- _Given exercise_: Say only how many lines contain the word "this".

- _Available records_:
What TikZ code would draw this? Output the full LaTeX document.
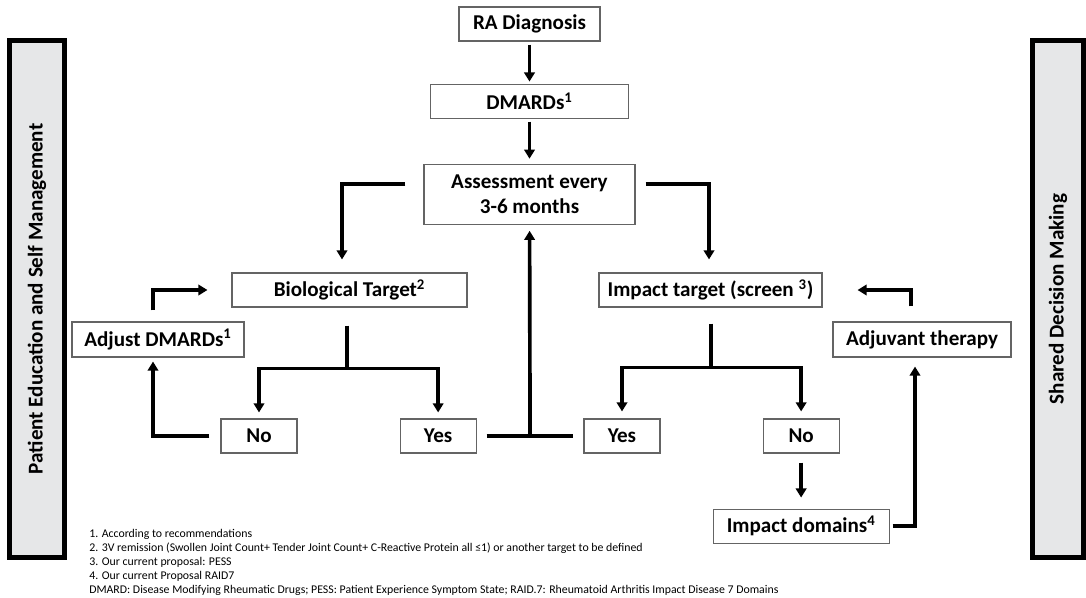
\documentclass[tikz,border=0pt]{standalone}
\usepackage{fontspec}
\setmainfont{Carlito}
\usetikzlibrary{arrows.meta, positioning, calc}
\definecolor{barfill}{RGB}{230, 231, 232}
\definecolor{boxline}{RGB}{100, 100, 100}
\newlength\pxu
\setlength\pxu{0.025cm}

\begin{document}
\begin{tikzpicture}[
  x=0.025cm, y=-0.025cm,
  node distance=42\pxu,
  box/.style={rectangle, draw=boxline, line width=0.8pt, inner sep=0pt,
              minimum height=34\pxu, align=center, font=\fontsize{15}{18}\selectfont\bfseries},
  sidebar/.style={rectangle, rotate=90, draw=black, line width=3.5pt, fill=barfill,
                  minimum width=517\pxu, font=\fontsize{15}{18}\selectfont\bfseries},
  note/.style={anchor=north west, inner sep=0pt, align=left, font=\fontsize{8.4}{9.96}\selectfont},
  line/.style={line width=2.6pt},
  arr/.style={-{Triangle[width=7.5pt, length=6.5pt]}, line width=2.6pt}
]
  \useasboundingbox (0,0) rectangle (1086,598);

  % side bars
  \node[sidebar, minimum height=55\pxu] (education) at (37,299) {Patient Education and Self Management};
  \node[sidebar, minimum height=51\pxu] (shared) at (1058,299) {Shared Decision Making};

  % main column
  \node[box, minimum width=141\pxu] (ra) at (529.5,24) {RA Diagnosis};
  \node[box, minimum width=198\pxu, below=of ra] (dmard) {DMARDs\textsuperscript{1}};
  \node[box, minimum width=211\pxu, minimum height=60\pxu, below=45\pxu of dmard] (assess) {Assessment every\\3-6 months};

  % targets
  \node[box, minimum width=235\pxu] (bio) at (349.5,290) {Biological Target\textsuperscript{2}};
  \node[box, minimum width=223\pxu] (impact) at (710.5,290) {Impact target (screen \textsuperscript{3})};
  \node[box, minimum width=172\pxu, minimum height=35\pxu] (adjust) at (158,339.5) {Adjust DMARDs\textsuperscript{1}};
  \node[box, minimum width=178\pxu, minimum height=35\pxu] (adjuvant) at (922,339.5) {Adjuvant therapy};

  % answers
  \node[box, minimum width=76\pxu] (nol) at (259,436) {No};
  \node[box, minimum width=76\pxu, right=102\pxu of nol] (yesl) {Yes};
  \node[box, minimum width=76\pxu] (yesr) at (622,436) {Yes};
  \node[box, minimum width=76\pxu, right=102\pxu of yesr] (nor) {No};
  \node[box, minimum width=176\pxu, below=55\pxu of nor] (domains) {Impact domains\textsuperscript{4}};

  % footnotes
  \node[note] (notes) at (89,529) {1. According to recommendations\\
    2. 3V remission (Swollen Joint Count+ Tender Joint Count+ C-Reactive Protein all ≤1) or another target to be defined\\
    3. Our current proposal: PESS\\
    4. Our current Proposal RAID7\\
    DMARD: Disease Modifying Rheumatic Drugs; PESS: Patient Experience Symptom State; RAID.7: Rheumatoid Arthritis Impact Disease 7 Domains};

  % connectors
  \draw[arr, shorten <=3\pxu, shorten >=2\pxu] (ra) -- (dmard);
  \draw[arr, shorten <=3\pxu, shorten >=5\pxu] (dmard) -- (assess);
  \draw[arr, shorten <=18\pxu, shorten >=13\pxu] ($(assess.west)+(0,-10)$) -| ($(bio.north)+(-7.5,0)$);
  \draw[arr, shorten <=10\pxu, shorten >=13\pxu] ($(assess.east)+(0,-10)$) -| ($(impact.north)+(-1.5,0)$);

  \coordinate (bsplit) at ($(bio.south)+(-2.5,61)$);
  \draw[line, shorten <=18\pxu] (bio.south -| bsplit) -- (bsplit);
  \draw[arr, shorten >=6\pxu] (bsplit) -| (nol);
  \draw[arr, shorten >=6\pxu] (bsplit) -| (yesl);
  \draw[arr, shorten <=11\pxu, shorten >=4\pxu] (nol.west) -| ($(adjust.south)+(-5,0)$);
  \draw[arr, shorten <=11\pxu, shorten >=24\pxu] ($(adjust.north)+(-5,0)$) |- (bio.west);

  \draw[line, shorten <=10\pxu, shorten >=10\pxu] (yesl) -- (yesr);
  \coordinate (ymid) at ($(yesl.east)!0.5!(yesr.west)$);
  \draw[arr, shorten >=6\pxu] (ymid) -- (assess);

  \coordinate (isplit) at ($(impact.south)+(0.5,60)$);
  \draw[line, shorten <=16\pxu] (impact.south -| isplit) -- (isplit);
  \draw[arr, shorten >=7\pxu] (isplit) -| (yesr);
  \draw[arr, shorten >=7\pxu] (isplit) -| (nor);
  \draw[arr, shorten <=9\pxu, shorten >=11\pxu] (nor) -- (domains);
  \draw[arr, shorten <=3\pxu, shorten >=9\pxu] (domains.east) -| ($(adjuvant.south)+(-7,0)$);
  \draw[arr, shorten <=15\pxu, shorten >=35\pxu] ($(adjuvant.north)+(-11,0)$) |- (impact.east);
\end{tikzpicture}
\end{document}
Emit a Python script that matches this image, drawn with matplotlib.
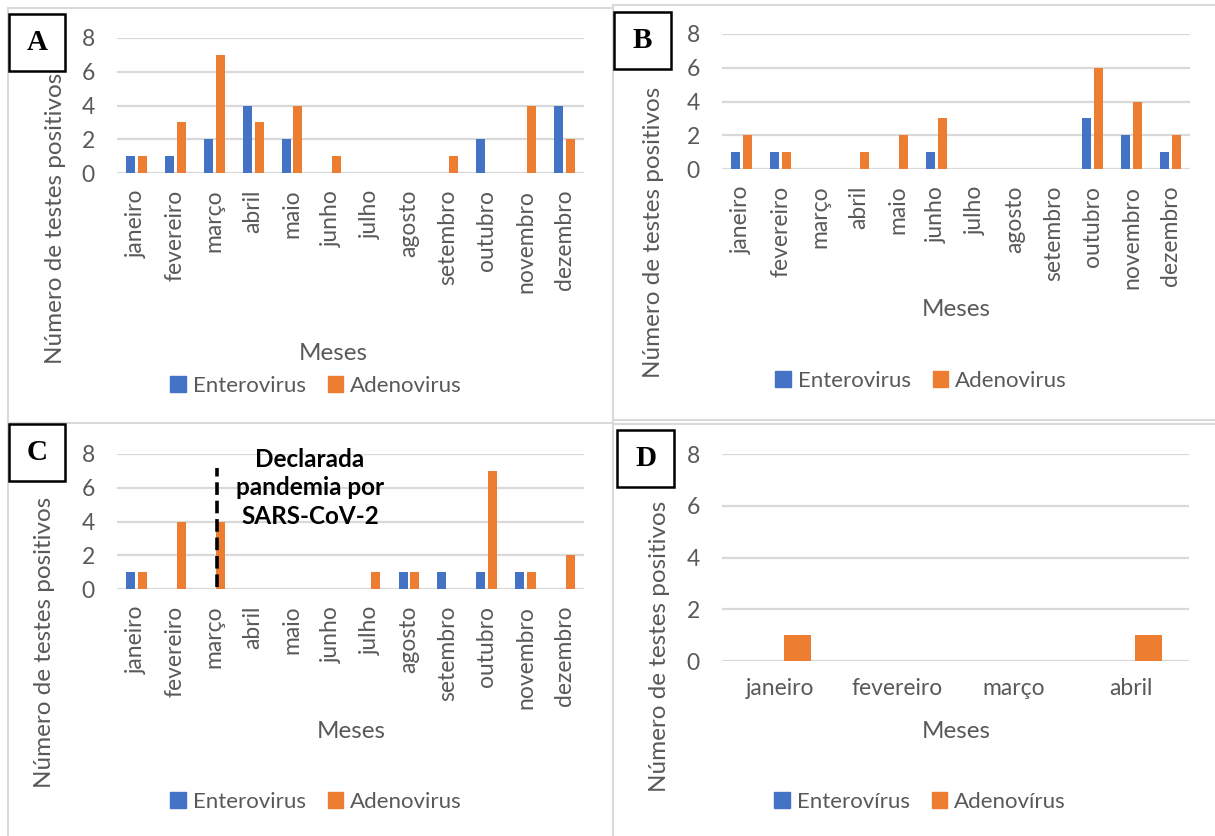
import numpy as np
import matplotlib
matplotlib.use("Agg")
import matplotlib.pyplot as plt
from matplotlib.lines import Line2D
from matplotlib.patches import Patch, Rectangle

# monthly counts of positive tests
meses = ["janeiro", "fevereiro", "março", "abril", "maio", "junho", "julho",
         "agosto", "setembro", "outubro", "novembro", "dezembro"]
meses_d = ["janeiro", "fevereiro", "março", "abril"]

entero_a = [1, 1, 2, 4, 2, 0, 0, 0, 0, 2, 0, 4]
adeno_a = [1, 3, 7, 3, 4, 1, 0, 0, 1, 0, 4, 2]
entero_b = [1, 1, 0, 0, 0, 1, 0, 0, 0, 3, 2, 1]
adeno_b = [2, 1, 0, 1, 2, 3, 0, 0, 0, 6, 4, 2]
entero_c = [1, 0, 0, 0, 0, 0, 0, 1, 1, 1, 1, 0]
adeno_c = [1, 4, 4, 0, 0, 0, 1, 1, 0, 7, 1, 2]
entero_d = [0, 0, 0, 0]
adeno_d = [1, 0, 0, 1]

BLUE = "#4472C4"
ORANGE = "#ED7D31"
GRID = "#D9D9D9"
TEXT = "#595959"
FONT = "Lato"

W, H = 1215, 836
plt.rcParams["font.family"] = [FONT, "DejaVu Sans"]

fig = plt.figure(figsize=(W / 100, H / 100), dpi=100)


def fx(x):
    return x / W


def fy(y):
    return 1 - y / H


def rect(x0, y0, x1, y1):
    return [fx(x0), fy(y1), (x1 - x0) / W, (y1 - y0) / H]


def panel(area, labels, entero, adeno, letter, box, ylab, xlab, leg,
          names=("Enterovirus", "Adenovirus"), rotate=True):
    ax = fig.add_axes(rect(*area))
    x = np.arange(len(labels))
    ax.bar(x - 0.15, entero, width=0.23, color=BLUE, zorder=3)
    ax.bar(x + 0.15, adeno, width=0.23, color=ORANGE, zorder=3)
    ax.set_xlim(-0.5, len(labels) - 0.5)
    ax.set_ylim(0, 8)
    ax.set_yticks(range(0, 9, 2))
    ax.yaxis.grid(True, color=GRID, lw=1.6)
    ax.set_axisbelow(True)
    for s in ax.spines.values():
        s.set_visible(False)
    ax.set_xticks(x, labels, rotation=90 if rotate else 0)
    ax.tick_params(axis="x", length=0, colors=TEXT, labelsize=16.5, pad=12)
    ax.tick_params(axis="y", length=0, colors=TEXT, labelsize=16.5, pad=16)
    for t in ax.get_yticklabels():
        t.set_clip_on(False)

    fig.text(fx(ylab[0]), fy(ylab[1]), "Número de testes positivos",
             rotation=90, ha="center", va="center", color=TEXT, fontsize=17.5)
    fig.text(fx(xlab[0]), fy(xlab[1]), "Meses", ha="center", va="center",
             color=TEXT, fontsize=17.5)
    handles = [Patch(color=BLUE, label=names[0]),
               Patch(color=ORANGE, label=names[1])]
    fig.legend(handles=handles, loc="center", ncol=2, frameon=False,
               bbox_to_anchor=(fx(leg[0]), fy(leg[1])), fontsize=16,
               handlelength=0.7, handleheight=0.7, handletextpad=0.3,
               columnspacing=1.0, labelcolor=TEXT)

    # panel letter in a framed box
    bx0, by0, bx1, by1 = box
    fig.add_artist(Rectangle((fx(bx0), fy(by1)), (bx1 - bx0) / W,
                             (by1 - by0) / H, transform=fig.transFigure,
                             fill=True, facecolor="white", edgecolor="black",
                             lw=1.8, zorder=5))
    fig.text(fx((bx0 + bx1) / 2), fy((by0 + by1) / 2), letter,
             family="Liberation Serif", weight="bold", fontsize=21,
             ha="center", va="center", zorder=6)
    return ax


# light frames around each chart
frames = [((8, 8), (613, 8)), ((613, 5), (1215, 5)), ((8, 8), (8, 836)),
          ((613, 5), (613, 836)), ((8, 423), (613, 423)),
          ((613, 420), (1215, 420)), ((613, 424), (1215, 424))]
for (x0, y0), (x1, y1) in frames:
    fig.add_artist(Line2D([fx(x0), fx(x1)], [fy(y0), fy(y1)],
                          color=GRID, lw=1.5))

panel((117, 38, 584, 173), meses, entero_a, adeno_a, "A",
      (9, 14, 65, 71), (55, 218), (333, 353), (316, 386))
panel((722, 34, 1190, 169), meses, entero_b, adeno_b, "B",
      (614, 12, 671, 69), (654, 232), (956, 310), (921, 381))
ax_c = panel((117, 454, 584, 589), meses, entero_c, adeno_c, "C",
             (9, 424, 65, 481), (45, 642), (351, 732), (316, 802))
panel((722, 454, 1189, 661), meses_d, entero_d, adeno_d, "D",
      (617, 430, 674, 487), (660, 646), (956, 732), (920, 802),
      names=("Enterovírus", "Adenovírus"), rotate=False)

# pandemic declaration marker in março
ax_c.plot([2.06, 2.06], [0.1, 7.2], color="black", lw=2.6,
          dashes=(3.5, 1.6), zorder=4, clip_on=False)
ax_c.text(4.46, 6.0, "Declarada\npandemia por\nSARS-CoV-2", ha="center",
          va="center", fontsize=17.5, weight="bold", linespacing=1.3,
          zorder=4, clip_on=False)

fig.savefig("out.png", dpi=100)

- _Response_: 2